Literally 1000s of job titles.

Ds waded through them and crossed off those that were a definite no.

Then he looked at what was left and worked his way through page after page, looking at what exactly the jobs actually entailed and firstly with his dyslexia and dysgraphia would he be able to do the job and if he thought he could then it would stay uncrossed

Got it down to I think about 12 things which a few tied in together and came under the same umbrella.
So whilst he is learning one trade he is taking courses on other relating things

A couple of things are totally out there but he has a knack for them.

He is pursuing them as well in any spare time.

Ds at school was struggling to get 4% in English and was bumping along the bottom in a lot of subjects and was totally turned off learning.

At college, on the course he wanted to do he was scoring sometimes 100% in tests and completed the year long course in 2 terms.

The difference in him is huge

ssd · 15/06/2019 17:59

That's amazing

Is there any career tests you'd recommend?

Oliversmumsarmy · 15/06/2019 21:09

We just googled them.

After doing several it became clear where his interests lay.

We did this over a few months.

We did know Ds wasn’t interested in office work (much to dps distress)and anything needing a degree, A levels or just too many GCSEs was off the table

Dp has always worked in an office. He really put Dd and Ds off working in that type of environment because every night he comes home stressed.

ssd · 15/06/2019 21:14

I'll try to encourage ds to do this, it's a good idea.

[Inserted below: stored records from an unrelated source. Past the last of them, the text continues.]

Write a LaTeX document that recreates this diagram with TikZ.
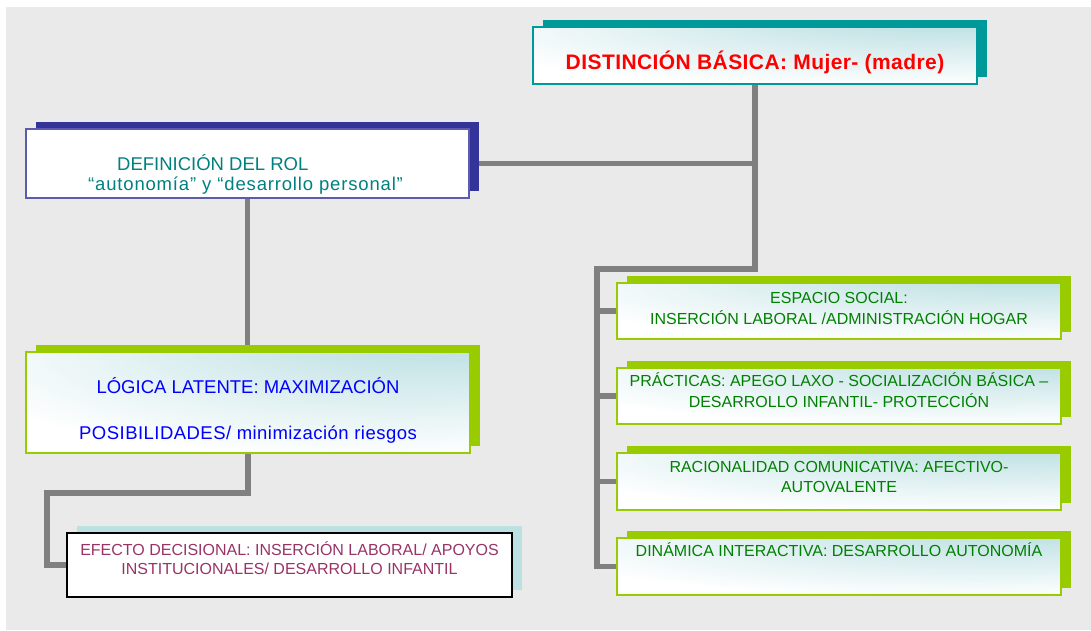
\documentclass[tikz,border=0pt]{standalone}
\usepackage{fontspec}
\setmainfont{Liberation Sans}
\usetikzlibrary{shadows,backgrounds}
\definecolor{fondo}{HTML}{EAEAEA}
\definecolor{linea}{HTML}{808080}
\definecolor{turquesa}{HTML}{009999}
\definecolor{marino}{HTML}{333399}
\definecolor{lima}{HTML}{99CC00}
\definecolor{celeste}{HTML}{BDE0E3}
\definecolor{verdetxt}{HTML}{008000}
\definecolor{tealtxt}{HTML}{008080}
\definecolor{granate}{HTML}{993366}
\pgfdeclareradialshading{esquina}{\pgfpoint{25bp}{40bp}}{color(0bp)=(celeste); color(8bp)=(celeste); color(30bp)=(white!55!celeste); color(48bp)=(white); color(100bp)=(white)}
\begin{document}
\begin{tikzpicture}[x=1pt,y=-1pt,
    caja/.style={rectangle, minimum width=444pt, inner sep=0pt, shade, shading=esquina},
    sombra/.style={general shadow={fill=#1, shadow xshift=10pt, shadow yshift=7pt}},
    enlace/.style={draw=linea, line width=5.5pt},
    texto/.style={align=center, inner sep=0pt, font=\fontsize{16}{21}\selectfont}]
  \useasboundingbox (0,0) rectangle (1091,630);

  \node[caja, sombra=turquesa, draw=turquesa, line width=1.5pt, minimum height=57pt] (distincion) at (755,55.5) {};
  \node[rectangle, sombra=marino, fill=white, draw=marino!80, line width=1.2pt, minimum width=443pt, minimum height=69pt] (definicion) at (247.5,163.5) {};
  \node[caja, sombra=lima, draw=lima, line width=1.5pt, minimum height=101pt] (logica) at (248,402.5) {};
  \node[rectangle, sombra=celeste, fill=white, draw=black, line width=1.6pt, minimum width=445pt, minimum height=64pt] (efecto) at (289.5,565) {};
  \node[caja, sombra=lima, draw=lima, line width=1.5pt, minimum height=56pt] (espacio) at (839,311) {};
  \node[caja, sombra=lima, draw=lima, line width=1.5pt, minimum height=56pt] (practicas) at (839,396) {};
  \node[caja, sombra=lima, draw=lima, line width=1.5pt, minimum height=57pt] (racionalidad) at (839,481.5) {};
  \node[caja, sombra=lima, draw=lima, line width=1.5pt, minimum height=57pt] (dinamica) at (839,566.5) {};

  \node[texto, text=red, font=\fontsize{21}{25}\bfseries\addfontfeatures{LetterSpace=2}] (distincion-t) at (755,62.5) {DISTINCIÓN BÁSICA: Mujer- (madre)};
  \node[texto, align=left, anchor=west, text=tealtxt, font=\fontsize{18.5}{20}\selectfont] (definicion-t) at (88,174)
    {\hspace*{29pt}DEFINICIÓN DEL ROL\\{\addfontfeatures{LetterSpace=4.5}“autonomía” y “desarrollo personal”}};
  \node[texto, text=blue, font=\fontsize{18.5}{46}\selectfont] (logica-t) at (248,410)
    {LÓGICA LATENTE: MAXIMIZACIÓN\\{\addfontfeatures{LetterSpace=2.5}POSIBILIDADES/ minimización riesgos}};
  \node[texto, text=granate, font=\fontsize{16}{19}\selectfont] (efecto-t) at (289.5,558)
    {EFECTO DECISIONAL: INSERCIÓN LABORAL/ APOYOS\\INSTITUCIONALES/ DESARROLLO INFANTIL};
  \node[texto, text=verdetxt] (espacio-t) at (839,308)
    {ESPACIO SOCIAL:\\INSERCIÓN LABORAL /ADMINISTRACIÓN HOGAR};
  \node[texto, text=verdetxt] (practicas-t) at (839,390)
    {PRÁCTICAS: APEGO LAXO - SOCIALIZACIÓN BÁSICA –\\DESARROLLO INFANTIL- PROTECCIÓN};
  \node[texto, text=verdetxt, font=\fontsize{16}{20}\selectfont] (racionalidad-t) at (839,477)
    {RACIONALIDAD COMUNICATIVA: AFECTIVO-\\AUTOVALENTE};
  \node[texto, text=verdetxt] (dinamica-t) at (839,549.5)
    {DINÁMICA INTERACTIVA: DESARROLLO AUTONOMÍA};

  \coordinate (tronco) at (597,269);
  \coordinate (codo) at (47,493);

  \begin{scope}[on background layer]
    \fill[fondo] (6,7) rectangle (1091,630);
    \draw[enlace] (distincion.south) |- (tronco) |- (dinamica.west);
    \draw[enlace] (tronco |- espacio.west) -- (espacio.west);
    \draw[enlace] (tronco |- practicas.west) -- (practicas.west);
    \draw[enlace] (tronco |- racionalidad.west) -- (racionalidad.west);
    \draw[enlace] (definicion.east) -- (definicion.east -| distincion.south);
    \draw[enlace] (definicion.south) -- (definicion.south |- logica.north);
    \draw[enlace] (logica.south) |- (codo) |- (efecto.west);
  \end{scope}
\end{tikzpicture}
\end{document}
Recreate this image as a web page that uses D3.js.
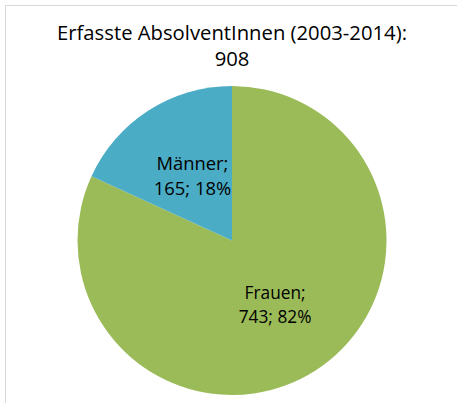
<!DOCTYPE html>
<html><head><meta charset="utf-8">
<script src="https://cdn.jsdelivr.net/npm/d3@7"></script>
<style>body{margin:0;background:#fff}svg{display:block}</style>
</head><body>
<svg id="c" width="457" height="403"></svg>
<script>
const titleLines = ["Erfasste AbsolventInnen (2003-2014):", "908"];
const categories = ["Frauen", "Männer"];
const values = [743, 165];
const percents = ["82%", "18%"];
const colors = ["#9BBB59", "#4BACC6"];

const svg = d3.select("#c");
const font = "'Open Sans', sans-serif";

svg.append("rect").attr("x", 5.5).attr("y", 5.5).attr("width", 470).attr("height", 420)
  .attr("fill", "#fff").attr("stroke", "#d9d9d9").attr("stroke-width", 1);

// fit a text element's font size so its first line has a target width
function fit(textSel, target) {
  const node = textSel.select("tspan").node();
  const fs = +textSel.attr("font-size");
  const w = node.getComputedTextLength();
  if (w > 0) textSel.attr("font-size", fs * target / w);
}

const title = svg.append("text").attr("text-anchor", "middle").attr("font-family", font)
  .attr("font-size", 20).attr("fill", "#000");
titleLines.forEach((t, i) => title.append("tspan").attr("x", 232).attr("y", 39.5 + i * 26).text(t));
fit(title, 350);

const cx = 232, cy = 240.5, R = 154.5;
const data = categories.map((c, i) => ({ cat: c, value: values[i], pct: percents[i], color: colors[i] }));
const pie = d3.pie().value(d => d.value).sort(null);
const arc = d3.arc().innerRadius(0).outerRadius(R);
const arcs = pie(data);
const g = svg.append("g").attr("transform", `translate(${cx},${cy})`);
g.selectAll("path").data(arcs).join("path").attr("d", arc).attr("fill", d => d.data.color);

const labelR = [0.54 * R, 0.45 * R];
arcs.forEach((a, i) => {
  const la = d3.arc().innerRadius(labelR[i]).outerRadius(labelR[i]);
  const [x, y] = la.centroid(a);
  const t = g.append("text").attr("text-anchor", "middle").attr("font-family", font)
    .attr("font-size", 17).attr("fill", "#000");
  t.append("tspan").attr("x", x - 2).attr("y", y - 12).text(a.data.cat + ";");
  t.append("tspan").attr("x", x - 2).attr("y", y + 12.5).text(a.data.value + "; " + a.data.pct);
  fit(t, i === 0 ? 61 : 72);
});
</script>
</body></html>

Hollowvictory · 15/06/2019 21:15

Oliver what has your son ended up doing?

Cherrysoup · 15/06/2019 21:31

@tuxedocatsintophats

Nail on head. OP repeatedly says they live rurally and ds doesn’t drive. What’s he going to do to earn money? Spin straw into gold?

What’s this madness about wanting to travel? He needs to get earning, OP can’t afford to support him indefinitely, nor should she have to.